**JOB**
The data below should be printed in full, exactly, and without any of its images.

**AVAILABLE DATA**

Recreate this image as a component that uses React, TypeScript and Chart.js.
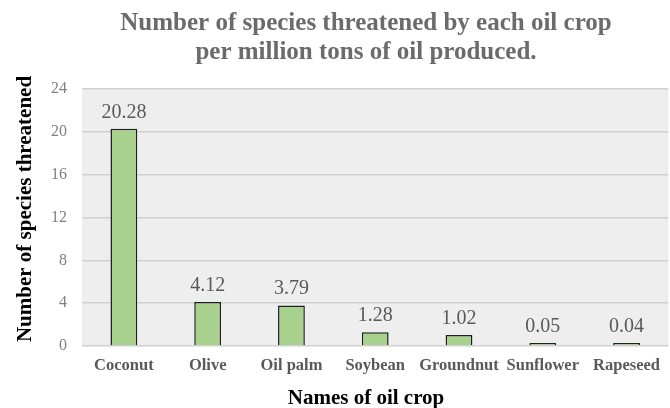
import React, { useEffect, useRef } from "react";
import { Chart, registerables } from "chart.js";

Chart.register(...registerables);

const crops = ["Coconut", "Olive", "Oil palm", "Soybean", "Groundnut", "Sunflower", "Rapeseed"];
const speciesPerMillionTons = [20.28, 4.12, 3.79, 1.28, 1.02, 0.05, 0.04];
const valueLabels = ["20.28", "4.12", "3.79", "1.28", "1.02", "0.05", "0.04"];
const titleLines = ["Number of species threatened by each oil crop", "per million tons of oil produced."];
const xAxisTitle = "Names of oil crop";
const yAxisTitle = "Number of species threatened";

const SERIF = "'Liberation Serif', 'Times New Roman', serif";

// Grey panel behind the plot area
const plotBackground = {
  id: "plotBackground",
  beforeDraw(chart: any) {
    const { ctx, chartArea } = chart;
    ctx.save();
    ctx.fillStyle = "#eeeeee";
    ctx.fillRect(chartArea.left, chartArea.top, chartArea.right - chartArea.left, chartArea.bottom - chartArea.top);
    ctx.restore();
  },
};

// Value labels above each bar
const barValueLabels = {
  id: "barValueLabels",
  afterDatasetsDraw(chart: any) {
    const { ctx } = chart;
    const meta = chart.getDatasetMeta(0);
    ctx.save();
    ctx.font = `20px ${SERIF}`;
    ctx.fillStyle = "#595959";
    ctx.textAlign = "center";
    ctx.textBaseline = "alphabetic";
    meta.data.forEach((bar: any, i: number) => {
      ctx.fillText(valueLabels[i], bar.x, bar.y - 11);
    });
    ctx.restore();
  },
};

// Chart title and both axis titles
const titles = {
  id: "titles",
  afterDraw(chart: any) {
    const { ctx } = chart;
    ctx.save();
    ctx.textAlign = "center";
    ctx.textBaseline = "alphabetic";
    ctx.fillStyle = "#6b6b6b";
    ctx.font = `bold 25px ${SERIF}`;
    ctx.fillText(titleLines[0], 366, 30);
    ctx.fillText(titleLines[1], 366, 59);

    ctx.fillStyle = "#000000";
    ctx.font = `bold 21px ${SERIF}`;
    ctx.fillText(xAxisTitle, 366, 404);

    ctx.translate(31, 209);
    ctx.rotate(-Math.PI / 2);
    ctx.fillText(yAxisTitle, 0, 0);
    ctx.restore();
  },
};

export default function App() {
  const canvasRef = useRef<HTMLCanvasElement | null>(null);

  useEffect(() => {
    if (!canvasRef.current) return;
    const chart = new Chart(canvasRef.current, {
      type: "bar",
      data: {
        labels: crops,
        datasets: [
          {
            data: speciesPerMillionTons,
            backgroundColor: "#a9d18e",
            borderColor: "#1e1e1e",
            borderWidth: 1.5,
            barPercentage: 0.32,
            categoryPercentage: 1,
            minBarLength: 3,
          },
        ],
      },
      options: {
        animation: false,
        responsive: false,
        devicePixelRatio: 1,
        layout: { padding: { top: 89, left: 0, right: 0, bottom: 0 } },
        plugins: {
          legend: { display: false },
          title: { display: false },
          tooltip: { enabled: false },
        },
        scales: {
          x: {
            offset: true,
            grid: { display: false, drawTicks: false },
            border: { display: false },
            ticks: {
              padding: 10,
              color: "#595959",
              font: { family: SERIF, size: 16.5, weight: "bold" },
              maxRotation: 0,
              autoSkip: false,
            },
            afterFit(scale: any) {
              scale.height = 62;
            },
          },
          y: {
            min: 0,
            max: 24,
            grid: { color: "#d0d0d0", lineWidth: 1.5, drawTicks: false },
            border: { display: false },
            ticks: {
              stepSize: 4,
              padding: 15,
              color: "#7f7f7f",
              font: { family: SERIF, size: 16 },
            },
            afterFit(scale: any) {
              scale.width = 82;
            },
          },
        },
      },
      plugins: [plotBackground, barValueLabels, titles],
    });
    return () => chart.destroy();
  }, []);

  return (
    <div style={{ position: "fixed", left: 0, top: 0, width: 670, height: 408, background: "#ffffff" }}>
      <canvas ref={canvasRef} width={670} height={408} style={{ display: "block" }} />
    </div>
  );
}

**SOLUTION FOR THIS TASK**
Recreate this image as a component that uses React, TypeScript and Chart.js.
import React, { useEffect, useRef } from "react";
import { Chart, registerables } from "chart.js";

Chart.register(...registerables);

const crops = ["Coconut", "Olive", "Oil palm", "Soybean", "Groundnut", "Sunflower", "Rapeseed"];
const speciesPerMillionTons = [20.28, 4.12, 3.79, 1.28, 1.02, 0.05, 0.04];
const valueLabels = ["20.28", "4.12", "3.79", "1.28", "1.02", "0.05", "0.04"];
const titleLines = ["Number of species threatened by each oil crop", "per million tons of oil produced."];
const xAxisTitle = "Names of oil crop";
const yAxisTitle = "Number of species threatened";

const SERIF = "'Liberation Serif', 'Times New Roman', serif";

// Grey panel behind the plot area
const plotBackground = {
  id: "plotBackground",
  beforeDraw(chart: any) {
    const { ctx, chartArea } = chart;
    ctx.save();
    ctx.fillStyle = "#eeeeee";
    ctx.fillRect(chartArea.left, chartArea.top, chartArea.right - chartArea.left, chartArea.bottom - chartArea.top);
    ctx.restore();
  },
};

// Value labels above each bar
const barValueLabels = {
  id: "barValueLabels",
  afterDatasetsDraw(chart: any) {
    const { ctx } = chart;
    const meta = chart.getDatasetMeta(0);
    ctx.save();
    ctx.font = `20px ${SERIF}`;
    ctx.fillStyle = "#595959";
    ctx.textAlign = "center";
    ctx.textBaseline = "alphabetic";
    meta.data.forEach((bar: any, i: number) => {
      ctx.fillText(valueLabels[i], bar.x, bar.y - 11);
    });
    ctx.restore();
  },
};

// Chart title and both axis titles
const titles = {
  id: "titles",
  afterDraw(chart: any) {
    const { ctx } = chart;
    ctx.save();
    ctx.textAlign = "center";
    ctx.textBaseline = "alphabetic";
    ctx.fillStyle = "#6b6b6b";
    ctx.font = `bold 25px ${SERIF}`;
    ctx.fillText(titleLines[0], 366, 30);
    ctx.fillText(titleLines[1], 366, 59);

    ctx.fillStyle = "#000000";
    ctx.font = `bold 21px ${SERIF}`;
    ctx.fillText(xAxisTitle, 366, 404);

    ctx.translate(31, 209);
    ctx.rotate(-Math.PI / 2);
    ctx.fillText(yAxisTitle, 0, 0);
    ctx.restore();
  },
};

export default function App() {
  const canvasRef = useRef<HTMLCanvasElement | null>(null);

  useEffect(() => {
    if (!canvasRef.current) return;
    const chart = new Chart(canvasRef.current, {
      type: "bar",
      data: {
        labels: crops,
        datasets: [
          {
            data: speciesPerMillionTons,
            backgroundColor: "#a9d18e",
            borderColor: "#1e1e1e",
            borderWidth: 1.5,
            barPercentage: 0.32,
            categoryPercentage: 1,
            minBarLength: 3,
          },
        ],
      },
      options: {
        animation: false,
        responsive: false,
        devicePixelRatio: 1,
        layout: { padding: { top: 89, left: 0, right: 0, bottom: 0 } },
        plugins: {
          legend: { display: false },
          title: { display: false },
          tooltip: { enabled: false },
        },
        scales: {
          x: {
            offset: true,
            grid: { display: false, drawTicks: false },
            border: { display: false },
            ticks: {
              padding: 10,
              color: "#595959",
              font: { family: SERIF, size: 16.5, weight: "bold" },
              maxRotation: 0,
              autoSkip: false,
            },
            afterFit(scale: any) {
              scale.height = 62;
            },
          },
          y: {
            min: 0,
            max: 24,
            grid: { color: "#d0d0d0", lineWidth: 1.5, drawTicks: false },
            border: { display: false },
            ticks: {
              stepSize: 4,
              padding: 15,
              color: "#7f7f7f",
              font: { family: SERIF, size: 16 },
            },
            afterFit(scale: any) {
              scale.width = 82;
            },
          },
        },
      },
      plugins: [plotBackground, barValueLabels, titles],
    });
    return () => chart.destroy();
  }, []);

  return (
    <div style={{ position: "fixed", left: 0, top: 0, width: 670, height: 408, background: "#ffffff" }}>
      <canvas ref={canvasRef} width={670} height={408} style={{ display: "block" }} />
    </div>
  );
}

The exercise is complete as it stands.